Como sucedáneo de un sistema educativo y formativo válido nos hemos conformado con la reclusión obligatoria de nuestros niños y jóvenes en centros castrenses de adoctrinamiento moral y social, programados para generar futuros ciudadanos ociosos, vulnerables y consentidos. Espacios diseñados para destruir desde la base cualquier atisbo de vocación, talento, fortaleza, aspiración o potencial a cambio de asentar, consolidar, alimentar y primar un mórbido cuadro de todo tipo de confusiones, carencias, inseguridades, dependencias, debilidades, complejos y caprichos.
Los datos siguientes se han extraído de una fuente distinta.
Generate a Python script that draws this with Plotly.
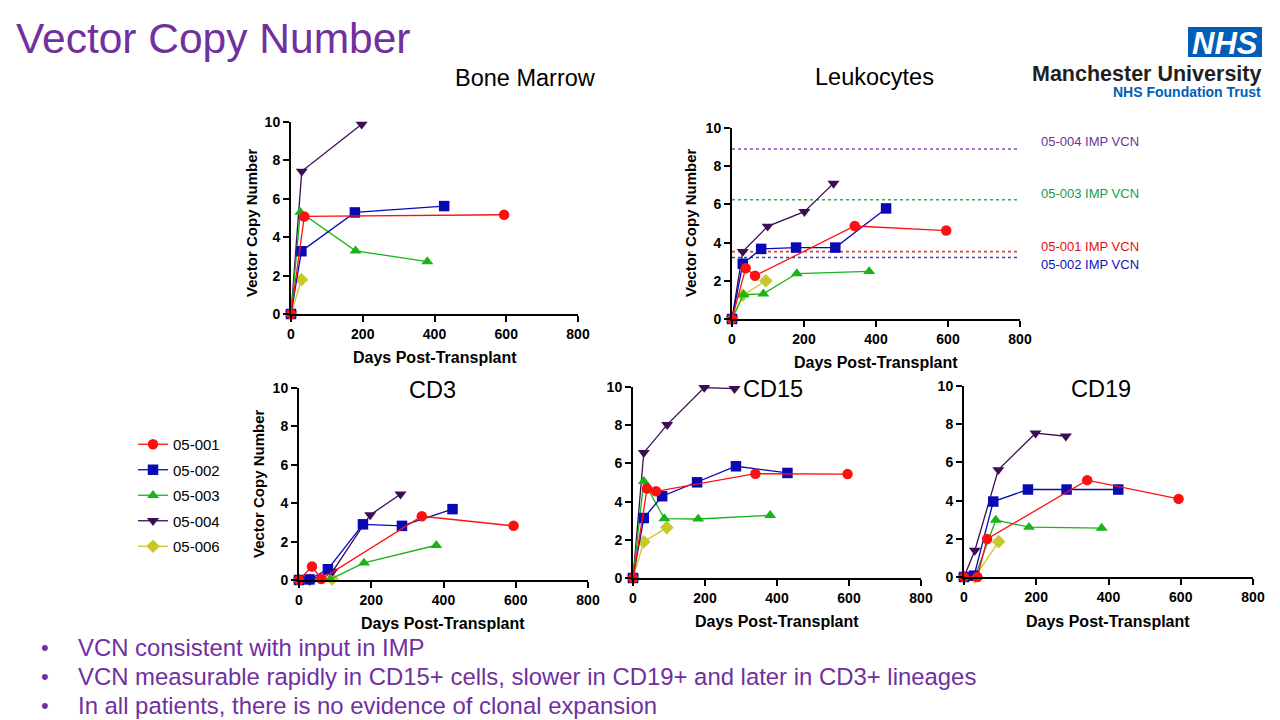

A la hora de dar respuesta a nuestras más genuinas e íntimas inquietudes humanas, espirituales o filosóficas nos hemos contentado con coleccionar cursos, retiros, iniciaciones y grados y a deglutir sin masticar el mensaje artificioso de viejos mediadores con la divinidad o de nuevos iluminados de la nueva era, que prometen llevarnos al Samadhi y otorgarnos el conocimiento una vez pasemos por caja.
En nuestro país, y en buena parte de los que nos rodean, la ciudadanía, en masa, ha decidido no escuchar su voz interior y ha pactado en percibirse protegida, amparada, tutelada y en esencia feliz, pervirtiendo todos y cada uno de estos conceptos, cerrando los ojos y tolerando la perpetuación de un sistema de gobierno totalitario y corrupto basado en un régimen partitocrático, deslegitimado y no representativo, oligárquico, disgregador, intervencionista, represor, omnipresente, omnisciente, omnímodo y omnívoro que devora, asimila y controla todos y cada uno de los poderes separados, instituciones, tribunales o estamentos e imposibilita y persigue cualquier conato de crítica, propuesta, revisión, debate o modificación del sistema de elección y gestión de lo público. La población ha creído comprar un billete exclusivo al Parnaso y le han dado, en su lugar, un pasaporte al infierno globalista y tiránico de anulación del derecho natural, de la libertad y de la expresión de todo valor humano.
Hoy en día las amas de casa ya no necesitan recurrir a malas imitaciones, a sucedáneos, para incorporar ciertos productos a la bolsa de la compra. ¿Por qué nosotros, como ciudadanos y seres soberanos y libres, sí lo estamos permitiendo? Hemos ido normalizando la presencia de sucedáneos en cada una de las áreas esenciales de nuestra vida, ¿será acaso porque nuestra existencia se ha convertido también en un sucedáneo insulso?
Es un buen momento, mejor que cualquier otro, para parar la máquina de ingestión diaria de inmundicias y replantearnos qué y a quiénes estamos realmente alimentando con nuestras acciones y omisiones y si es realmente riquísimo chocolate lo que creemos estar paladeando o simplemente pura mierda.